I’m plodding through my redraft of my current novel, though it is something to be undertaken in small bites. This morning, due to associated research to check what was in the news in March 1939, it took me around two hours to get to 300 words. I feel that accuracy is important but sometimes it takes so long to find material which will only provide half a line in the manuscript. Still, it is easier than trawling through a physical library. Actually, it was an interesting time historically, Germany invaded Czechoslovakia, finally bringing Europe to the brink of war and the siege of Madrid was almost at an end, cementing Franco as head of Spain and bringing the Spanish Civil War to a close.

Also, as an avoidance technique, I’m checking my Amazon ratings from time to time. Aren’t they strange? I had a very nice review on the Crime Fiction Lover website a few days ago and it must have resulted in some sales, I imagine only 2 or 3 , but I shot several hundred thousand places up the ratings on Amazon.

Suspension of disbelief

Last night I attended a play. I wouldn’t go to the theatre that often, partly because we don’t have one nearby but I enjoyed this one immensely. My English Tongue, My Irish Heart is about emigration and its effect on personal identity, the subject of my wife’s memoir The Road Taken.

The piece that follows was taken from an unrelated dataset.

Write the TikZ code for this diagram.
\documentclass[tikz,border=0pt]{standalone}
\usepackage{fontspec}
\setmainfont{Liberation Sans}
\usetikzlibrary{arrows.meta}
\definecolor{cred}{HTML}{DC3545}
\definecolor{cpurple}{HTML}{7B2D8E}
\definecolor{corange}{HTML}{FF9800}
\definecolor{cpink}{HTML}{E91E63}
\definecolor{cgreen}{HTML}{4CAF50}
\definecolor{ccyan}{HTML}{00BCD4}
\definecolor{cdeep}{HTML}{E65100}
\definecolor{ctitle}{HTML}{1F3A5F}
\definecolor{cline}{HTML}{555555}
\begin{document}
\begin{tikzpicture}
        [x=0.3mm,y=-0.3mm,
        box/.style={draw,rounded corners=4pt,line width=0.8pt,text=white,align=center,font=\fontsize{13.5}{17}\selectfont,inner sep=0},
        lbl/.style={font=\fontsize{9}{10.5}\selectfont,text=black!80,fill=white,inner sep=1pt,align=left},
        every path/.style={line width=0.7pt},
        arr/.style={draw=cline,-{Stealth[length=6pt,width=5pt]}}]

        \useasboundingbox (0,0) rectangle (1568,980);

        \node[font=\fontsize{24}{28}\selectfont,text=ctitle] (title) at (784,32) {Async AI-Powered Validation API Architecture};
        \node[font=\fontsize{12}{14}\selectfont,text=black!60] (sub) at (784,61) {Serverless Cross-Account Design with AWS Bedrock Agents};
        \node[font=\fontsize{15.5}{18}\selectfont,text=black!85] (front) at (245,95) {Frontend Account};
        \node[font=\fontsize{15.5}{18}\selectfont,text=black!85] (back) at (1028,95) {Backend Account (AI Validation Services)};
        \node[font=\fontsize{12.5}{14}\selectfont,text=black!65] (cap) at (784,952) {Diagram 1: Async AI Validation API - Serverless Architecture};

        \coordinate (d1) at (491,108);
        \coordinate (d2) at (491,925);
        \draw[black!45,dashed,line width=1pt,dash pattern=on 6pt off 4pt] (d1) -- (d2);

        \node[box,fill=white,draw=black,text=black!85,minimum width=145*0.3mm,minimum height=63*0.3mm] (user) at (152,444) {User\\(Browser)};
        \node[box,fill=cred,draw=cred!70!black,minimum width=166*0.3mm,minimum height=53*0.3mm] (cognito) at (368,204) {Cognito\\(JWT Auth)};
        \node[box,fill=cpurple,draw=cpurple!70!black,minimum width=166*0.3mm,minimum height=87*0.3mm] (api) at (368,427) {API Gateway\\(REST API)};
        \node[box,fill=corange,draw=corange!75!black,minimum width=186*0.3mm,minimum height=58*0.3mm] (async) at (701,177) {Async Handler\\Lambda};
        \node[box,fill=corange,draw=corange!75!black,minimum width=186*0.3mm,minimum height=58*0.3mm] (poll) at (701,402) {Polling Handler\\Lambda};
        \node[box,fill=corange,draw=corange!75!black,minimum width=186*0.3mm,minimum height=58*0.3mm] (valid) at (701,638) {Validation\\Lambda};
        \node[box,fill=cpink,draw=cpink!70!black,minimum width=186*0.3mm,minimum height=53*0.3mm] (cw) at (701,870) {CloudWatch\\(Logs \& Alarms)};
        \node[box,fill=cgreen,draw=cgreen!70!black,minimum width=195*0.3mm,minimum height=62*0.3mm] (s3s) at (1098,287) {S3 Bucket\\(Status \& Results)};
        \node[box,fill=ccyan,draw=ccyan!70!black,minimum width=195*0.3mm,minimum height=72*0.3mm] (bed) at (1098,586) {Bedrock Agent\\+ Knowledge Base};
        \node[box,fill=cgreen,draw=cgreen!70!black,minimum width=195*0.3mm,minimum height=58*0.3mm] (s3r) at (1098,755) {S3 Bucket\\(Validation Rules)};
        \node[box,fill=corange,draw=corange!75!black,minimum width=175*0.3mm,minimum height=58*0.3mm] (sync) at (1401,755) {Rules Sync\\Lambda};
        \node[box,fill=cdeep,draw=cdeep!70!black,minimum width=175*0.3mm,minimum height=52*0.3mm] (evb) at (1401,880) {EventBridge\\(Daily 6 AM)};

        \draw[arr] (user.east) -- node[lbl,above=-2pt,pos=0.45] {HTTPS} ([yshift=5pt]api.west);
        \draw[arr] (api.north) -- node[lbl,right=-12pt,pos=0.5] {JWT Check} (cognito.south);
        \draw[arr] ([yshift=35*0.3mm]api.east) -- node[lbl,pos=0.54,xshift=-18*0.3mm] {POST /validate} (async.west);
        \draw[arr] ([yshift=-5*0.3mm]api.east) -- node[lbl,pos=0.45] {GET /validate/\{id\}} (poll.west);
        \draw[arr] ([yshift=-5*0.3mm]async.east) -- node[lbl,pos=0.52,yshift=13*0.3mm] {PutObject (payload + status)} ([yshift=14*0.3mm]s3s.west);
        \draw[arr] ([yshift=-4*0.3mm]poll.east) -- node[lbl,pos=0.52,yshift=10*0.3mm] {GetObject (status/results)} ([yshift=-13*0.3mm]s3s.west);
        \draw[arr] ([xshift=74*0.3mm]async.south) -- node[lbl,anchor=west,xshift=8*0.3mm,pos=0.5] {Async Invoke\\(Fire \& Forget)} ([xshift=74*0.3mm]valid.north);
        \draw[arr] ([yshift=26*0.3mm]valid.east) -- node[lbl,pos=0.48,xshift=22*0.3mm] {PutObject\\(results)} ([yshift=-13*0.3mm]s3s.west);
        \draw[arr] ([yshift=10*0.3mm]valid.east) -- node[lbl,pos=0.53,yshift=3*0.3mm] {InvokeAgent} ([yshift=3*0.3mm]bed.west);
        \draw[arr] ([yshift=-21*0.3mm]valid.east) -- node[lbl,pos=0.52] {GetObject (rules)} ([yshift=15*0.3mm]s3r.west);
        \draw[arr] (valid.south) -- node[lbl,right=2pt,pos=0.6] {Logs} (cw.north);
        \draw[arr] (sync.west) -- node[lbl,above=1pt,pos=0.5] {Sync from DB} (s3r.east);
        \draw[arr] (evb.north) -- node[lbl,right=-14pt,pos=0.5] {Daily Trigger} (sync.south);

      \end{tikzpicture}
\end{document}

What I found fascinating about the experience was that the play was ‘in the round’, had no sets, no discernible scene changes, no costumes, and the five actors played all of the parts (spanning 1600 years) yet I shared every emotion all the way through. What I’m trying to say, I think, is that everything told me that what I was seeing wasn’t real but I was still almost in tears at the end of the first half and pleased with all their small triumphs. And it wasn’t that I share their story, I’m not Irish and although I’m an emigrant I don’t think it’s in the same way as the characters in the play.

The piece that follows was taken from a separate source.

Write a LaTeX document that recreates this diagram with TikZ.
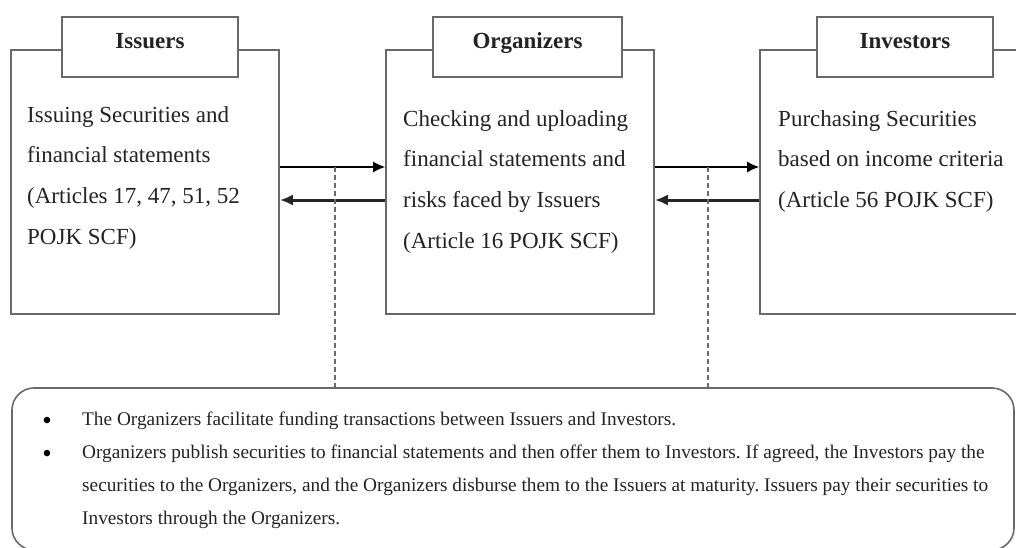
\documentclass[tikz,border=0pt]{standalone}
\usepackage{fontspec}
\setmainfont{Liberation Serif}
\usetikzlibrary{arrows.meta}
\definecolor{boxgray}{RGB}{105,105,105}
\definecolor{inkgray}{RGB}{35,35,35}
\frenchspacing
\begin{document}
\begin{tikzpicture}[x=1pt,y=-1pt]
\tikzstyle{every node}+=[inner sep=0pt]
\tikzstyle{party}=[draw=boxgray, line width=1.6pt, minimum width=268pt, minimum height=264pt]
\tikzstyle{tab}=[draw=boxgray, line width=1.6pt, fill=white, minimum height=60pt, text height=15pt, text depth=12pt, text=inkgray, font=\fontsize{23}{28}\selectfont\bfseries]
\tikzstyle{body}=[anchor=north west, align=left, text=inkgray, font=\fontsize{23}{40.7}\selectfont]
\tikzstyle{fwd}=[-{Latex[length=12pt,width=11pt]}, line width=1.5pt, black]
\tikzstyle{back}=[-{Latex[length=13pt,width=11pt]}, line width=3pt, black!85]
\tikzstyle{link}=[boxgray, line width=1.4pt, dash pattern=on 5pt off 3pt]
\tikzstyle{note}=[draw=boxgray, line width=1.6pt, rounded corners=22pt, minimum width=1002pt, minimum height=162pt]
\tikzstyle{notetext}=[anchor=base west, align=left, text=inkgray, font=\fontsize{19.3}{33.3}\selectfont]
\tikzstyle{bul}=[anchor=base, text=black, font=\fontsize{27}{30}\selectfont]
\useasboundingbox (0,0) rectangle (1016,548);
% three parties
\node [party] (iss) at (145,182) {};
\node [party] (org) at (520,182) {};
\node [party] (inv) at (894,182) {};
\node [tab, minimum width=176pt] (isstab) at (150,47) {Issuers};
\node [tab, minimum width=189pt] (orgtab) at (527.5,47) {Organizers};
\node [tab, minimum width=176pt] (invtab) at (905,47) {Investors};
\node [body] (isstext) at (27,106) {Issuing Securities and\\financial statements\\(Articles 17, 47, 51, 52\\POJK SCF)};
\node [body] (orgtext) at (403,110) {Checking and uploading\\financial statements and\\risks faced by Issuers\\(Article 16 POJK SCF)};
\node [body] (invtext) at (778,110) {Purchasing Securities\\based on income criteria\\(Article 56 POJK SCF)};
% flows
\draw [fwd] ([yshift=15pt]iss.east) -- ([yshift=15pt]org.west);
\draw [back] ([yshift=-18pt]org.west) -- ([yshift=-18pt]iss.east);
\draw [fwd] ([yshift=15pt]org.east) -- ([yshift=15pt]inv.west);
\draw [back] ([yshift=-18pt]inv.west) -- ([yshift=-18pt]org.east);
% summary
\node [note] (sum) at (513,469) {};
\coordinate (d1) at (335,167);
\coordinate (d2) at (708,167);
\draw [link] (d1) -- (d1 |- sum.north);
\draw [link] (d2) -- (d2 |- sum.north);
\node [bul] (b1) at (47,429) {\textbullet};
\node [bul] (b2) at (47,462) {\textbullet};
\node [notetext] (s1) at (82,425) {The Organizers facilitate funding transactions between Issuers and Investors.};
% base of a multi-line node is its last line
\node [notetext] (s2) at (82,524.6) {Organizers publish securities to financial statements and then offer them to Investors. If agreed, the Investors pay the\\securities to the Organizers, and the Organizers disburse them to the Issuers at maturity. Issuers pay their securities to\\Investors through the Organizers.};
\end{tikzpicture}
\end{document}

How was this suspension of disbelief achieved? I wish I knew. Certainly the acting was very good but it was more than that. I watch TV and film drama all the time with great actors and some of it affects me emotionally and a lot doesn’t. I can only imagine it was the stripped down nature of the work which made me listen to the words – what was said and how it was conveyed. No distractions.

There’s a lesson here somewhere for my own writing. I don’t fully understand it yet, but I’ll keep thinking and, hopefully, improvement will come.

It’s not worth voting?

Britain is in the grip of a general election and many people are still trying to decide which way to vote. However, a large section of the potential electorate probably won’t vote at all, probably due to disaffection with the process – and the resulting representation they receive. A friend of mine re-posted a piece today calling upon women, in particular, to remember how hard their enfranchisement was won.

This took me to recall a piece of writing I’d been thinking about for a while. It was to be a fictional eye-witness account of the day when the Peterloo massacre took place. For those who don’t know about this, it took place in August 1819 when 80,000 people demonstrated on the streets of Manchester (England) asking for two things: the vote and the introduction of import controls to protect cotton workers’ jobs. The authorities unleashed cavalry on the peaceful protest and 18 people were killed with around 700 seriously injured.

My interest in this event came about many years ago when I attended school events at the Manchester Free Trade Hall which, at the time, I understood to stand on the site of the massacre. What I didn’t know then was the hall had been built to celebrate the defeat of the protesters and the maintenance of free trade.

So today I re-started my research, only to come upon an actual eye-witness account of the event at http://www.peterloomassacre.org/eyewitness.html. Having read it, I decided I couldn’t write it any better.

Anyone considering not voting in this, or any other election, should read it and think long an hard before giving up something so precious.